Illumina has so much data that it has periodically considered moving some of it out of Amazon S3 storage and into the newer, less frequently accessed form of storage, Amazon Glacier. Strong customer demand, however, has kept Illumina executives focused on producing and shipping better sequencing machines, not tinkering with the cloud. The firm had revenues of $2.2 billion in 2015, up 19%.
"We keep talking about it but we haven't got around to it," Dickinson said. As the company devoted attention to the migration several months ago, AWS lowered the prices on S3 storage enough to take away its motivation to execute the move.
AWS came up with an EC2 instance that was a good fit for tackling one genome sequencing problem at a time. Dickinson said that the instance that delivers 16 CPU and 100GB of memory was right-sized to take on an individual sequencing problem, because one individual's DNA will produce about 100GB of data. This sounds suspiciously like the memory-intensive instance, R3 4X large, which comes with 16 virtual CPUs and 122 Gibibytes of storage, or a little less than 122GB. Amazon insists on offering its storage measures in GiBs.

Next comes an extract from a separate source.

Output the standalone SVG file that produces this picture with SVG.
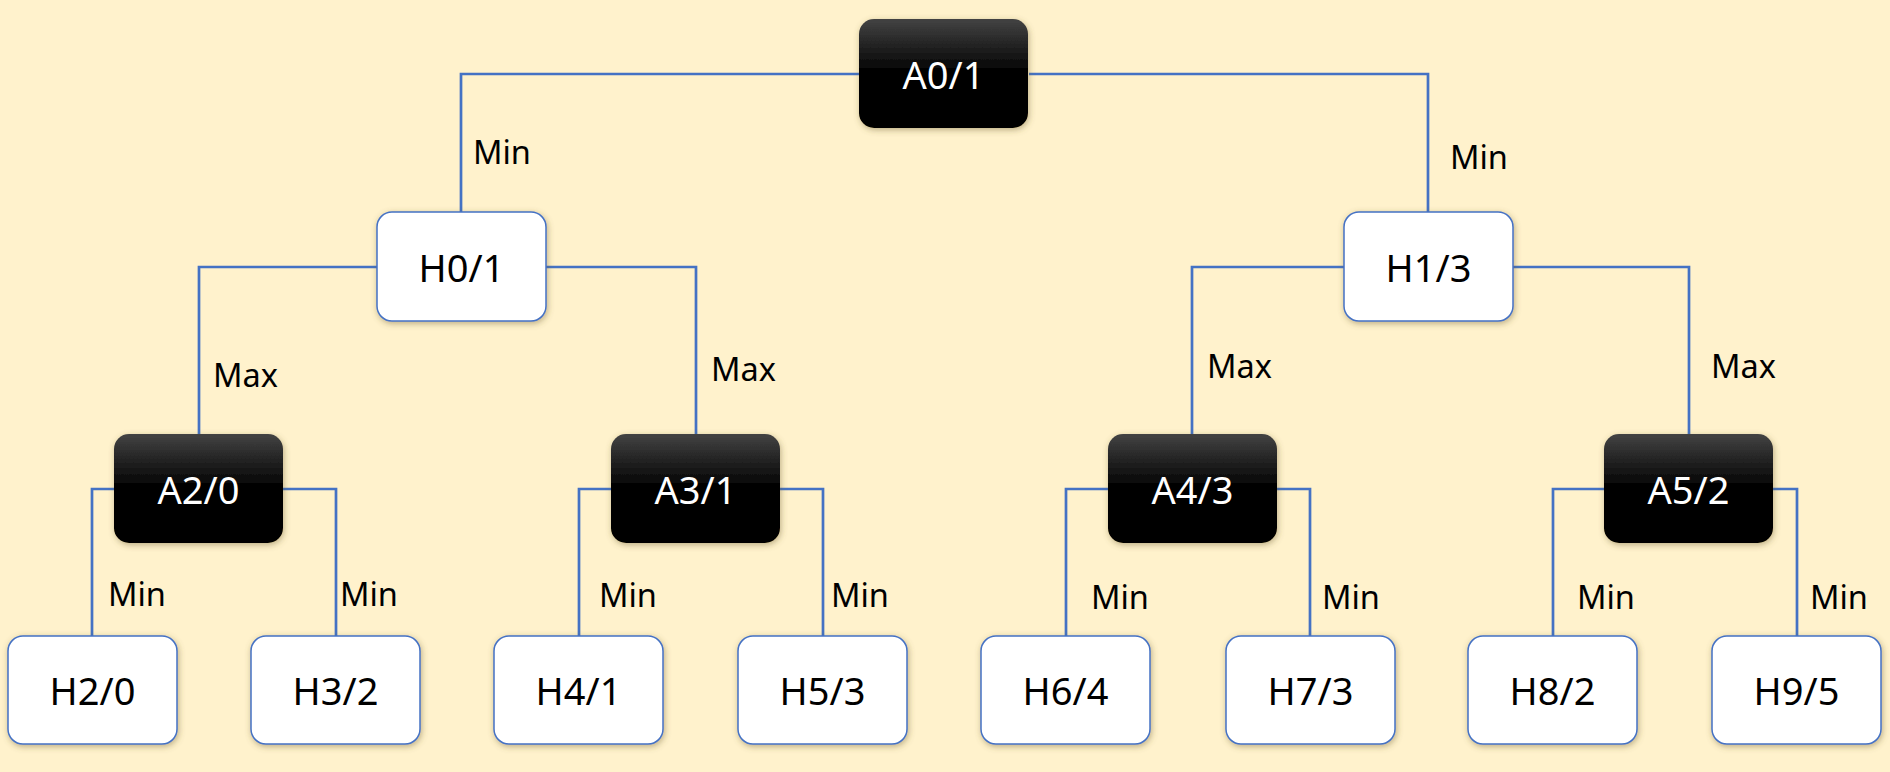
<svg xmlns="http://www.w3.org/2000/svg" width="1890" height="772" viewBox="0 0 1890 772">
<defs>
<linearGradient id="dark" x1="0" y1="0" x2="0" y2="1">
<stop offset="0" stop-color="#434343"/>
<stop offset="0.5" stop-color="#000000"/>
<stop offset="1" stop-color="#000000"/>
</linearGradient>
<filter id="sh" x="-20%" y="-20%" width="140%" height="150%">
<feDropShadow dx="1" dy="2" stdDeviation="3" flood-color="#6b5a2a" flood-opacity="0.45"/>
</filter>
</defs>
<style>
.conn{fill:none;stroke:#4472C4;stroke-width:2.7}
.h rect{fill:#ffffff;stroke:#4472C4;stroke-width:1.5;filter:url(#sh)}
.a rect{fill:url(#dark);filter:url(#sh)}
.h text{fill:#000000}
.a text{fill:#ffffff}
text{font-family:"Noto Sans","Open Sans","Liberation Sans",sans-serif}
.nt{font-size:38px;text-anchor:middle}
.lb{font-size:32.5px;fill:#000000}
</style>
<rect x="0" y="0" width="1890" height="772" fill="#FFF2CC"/>
<g id="connectors">
<path class="conn" d="M859,74 H461 V212"/>
<path class="conn" d="M1029,74 H1428 V212"/>
<path class="conn" d="M377,267 H199 V434"/>
<path class="conn" d="M546,267 H696 V434"/>
<path class="conn" d="M1344,267 H1192 V434"/>
<path class="conn" d="M1513,267 H1689 V434"/>
<path class="conn" d="M114,489 H92 V636"/>
<path class="conn" d="M283,489 H336 V636"/>
<path class="conn" d="M611,489 H579 V636"/>
<path class="conn" d="M780,489 H823 V636"/>
<path class="conn" d="M1108,489 H1066 V636"/>
<path class="conn" d="M1277,489 H1310 V636"/>
<path class="conn" d="M1604,489 H1553 V636"/>
<path class="conn" d="M1773,489 H1797 V636"/>
<text class="lb" x="473" y="164">Min</text>
<text class="lb" x="1450" y="169">Min</text>
<text class="lb" x="213" y="387">Max</text>
<text class="lb" x="711" y="381">Max</text>
<text class="lb" x="1207" y="378">Max</text>
<text class="lb" x="1711" y="378">Max</text>
<text class="lb" x="108" y="606">Min</text>
<text class="lb" x="340" y="606">Min</text>
<text class="lb" x="599" y="607">Min</text>
<text class="lb" x="831" y="607">Min</text>
<text class="lb" x="1091" y="609">Min</text>
<text class="lb" x="1322" y="609">Min</text>
<text class="lb" x="1577" y="609">Min</text>
<text class="lb" x="1810" y="609">Min</text>
</g>
<g id="A0" class="a"><rect x="859" y="19" width="169" height="109" rx="15"/><text class="nt" x="943.5" y="89">A0/1</text></g>
<g id="H0" class="h"><rect x="377" y="212" width="169" height="109" rx="15"/><text class="nt" x="461.5" y="282">H0/1</text></g>
<g id="H1" class="h"><rect x="1344" y="212" width="169" height="109" rx="15"/><text class="nt" x="1428.5" y="282">H1/3</text></g>
<g id="A2" class="a"><rect x="114" y="434" width="169" height="109" rx="15"/><text class="nt" x="198.5" y="504">A2/0</text></g>
<g id="A3" class="a"><rect x="611" y="434" width="169" height="109" rx="15"/><text class="nt" x="695.5" y="504">A3/1</text></g>
<g id="A4" class="a"><rect x="1108" y="434" width="169" height="109" rx="15"/><text class="nt" x="1192.5" y="504">A4/3</text></g>
<g id="A5" class="a"><rect x="1604" y="434" width="169" height="109" rx="15"/><text class="nt" x="1688.5" y="504">A5/2</text></g>
<g id="H2" class="h"><rect x="8" y="636" width="169" height="108" rx="15"/><text class="nt" x="92.5" y="705">H2/0</text></g>
<g id="H3" class="h"><rect x="251" y="636" width="169" height="108" rx="15"/><text class="nt" x="335.5" y="705">H3/2</text></g>
<g id="H4" class="h"><rect x="494" y="636" width="169" height="108" rx="15"/><text class="nt" x="578.5" y="705">H4/1</text></g>
<g id="H5" class="h"><rect x="738" y="636" width="169" height="108" rx="15"/><text class="nt" x="822.5" y="705">H5/3</text></g>
<g id="H6" class="h"><rect x="981" y="636" width="169" height="108" rx="15"/><text class="nt" x="1065.5" y="705">H6/4</text></g>
<g id="H7" class="h"><rect x="1226" y="636" width="169" height="108" rx="15"/><text class="nt" x="1310.5" y="705">H7/3</text></g>
<g id="H8" class="h"><rect x="1468" y="636" width="169" height="108" rx="15"/><text class="nt" x="1552.5" y="705">H8/2</text></g>
<g id="H9" class="h"><rect x="1712" y="636" width="169" height="108" rx="15"/><text class="nt" x="1796.5" y="705">H9/5</text></g>
</svg>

In addition to BaseSpace, Illumina is constantly collecting data on how well the lasers in its sequencers are functioning, as well as the conditions under which the chemicals the sequencers use have been handled en route to the sequencer customer's site.
"We need to know the temperatures the chemical cartridges experienced on that flight. Did they fall out of spec? We monitor the supply chain. We need to know we're getting good genetic data," said Dickinson in the interview.
Illumina collects 270 billion data points on its equipment, and in the supply chain that feeds its operation each year and stores them in S3.
Illumina has few direct dealings with the doctors, clinicians, and researchers making use of Illumina-produced data. Dickinson adds, however, "From the articles I've seen, in a majority of the cases where a tumor has been sequenced, the doctors will say it impacted or altered the treatment."
Cancers have previously been described by the organ or location in the body where they are first detected. But research is showing that gene defects that gave rise to cancer may cause them in multiple locations. By studying what cancers are associated with what genes in many different individuals, then relating that information to what is known about effective treatments, doctors increase the likelihood of successfully battling the disease.
[Want to see more customer feedback on S3 storage? Read AWS S3, data transfer among its most popular services: Report.]
"They can pick a treatment based on the mutation, not the location," said Dickinson.
As BaseSpace keeps accumulating genetic information, including that of cancer patients, researchers can comb through it looking for suspected patterns or hitherto unsuspected associations. Because the data comes from many individuals, "it will have a huge impact on both how cancer is detected and how it's treated in years to come," Dickinson told the 8,000 attendees at the Santa Clara Convention Center on July 13.
Its good news to AWS to know that a gene sequencing firm is gobbling up processing power in its cloud and becoming a giant storage customer. But Matt Wood, AWS general manager for products, didn't talk about that when asked about Illumina as a customer. He said instead: "Watching genomic data move closer to clinical data" on the Amazon cloud, and affect outcomes "is incredibly humbling."